There were other items claimed the inclusion of which, in my view, amounted to unreasonable conduct in terms of paragraph 91(1)(b)(i). It was not appropriate to claim for the shed (item 5), which was for the most part situated on the adjoining property, or for the costs of replacing that shed (item 9). Most of the plant and equipment claimed under item 7, to the value of $34,300 from a total claim under that head of $35,135, was either taken into account under other headings or had been retained by Mr Onans.
Mr Townshend pointed out that the Amended Notice of Claim was served, in contravention of orders that it be served by 30 November, less than one week before the commencement of the hearing, with a lengthy affidavit from Mr Onans as well as the affidavit of Mr Pullar. That is also conduct which must be regarded as unreasonable.
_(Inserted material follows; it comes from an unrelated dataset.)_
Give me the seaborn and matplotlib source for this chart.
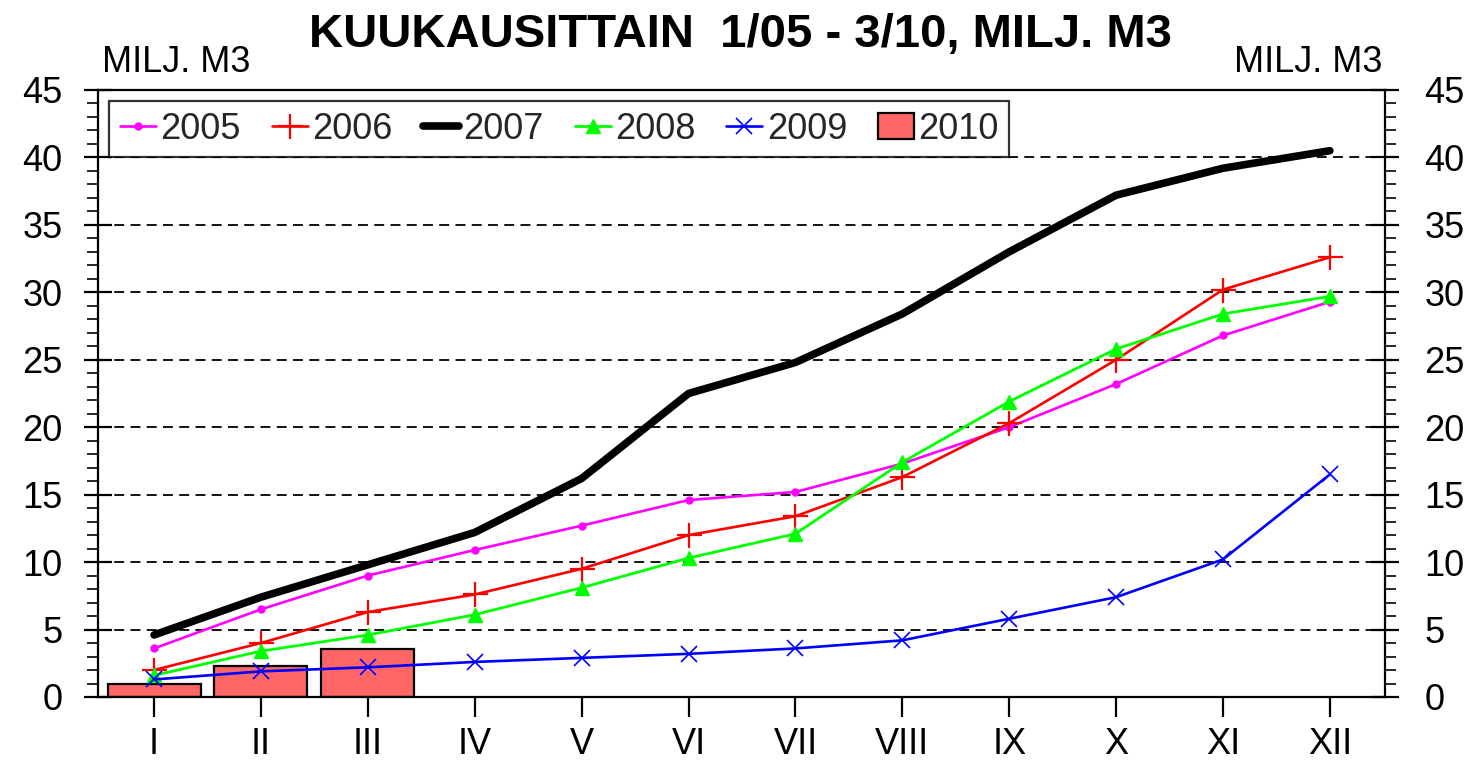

He submitted that had Roads Corporation had longer to prepare its case, the matter might have occupied less time. In response, Mr Atkins submitted that Roads Corporation could have asked for an adjournment at the expense of the claimants, and that such a request would have been hard to resist. However, I accept the submission of Mr Townshend that he was not obliged to make such an application, and that there were reasons why he might not have wished to do so.
To attempt to separate out those matters amounting to unreasonable conduct on the part of Mr Onans to which I have referred and estimate the effect of each on the proceeding would be an elaborate exercise which would not necessarily produce accuracy or justice. The hearing of the substantive matter occupied ten days, the first of which was largely taken up by a visit to the land, and the ninth of which was extremely short. I consider that it would be “just and expedient” in the words of Wells J, to order that Mr Onans have his costs of the claim up to the hearing and that he have two-thirds of his costs of the hearing, as well as his costs of the final hearing on costs, as to which he has been substantially successful.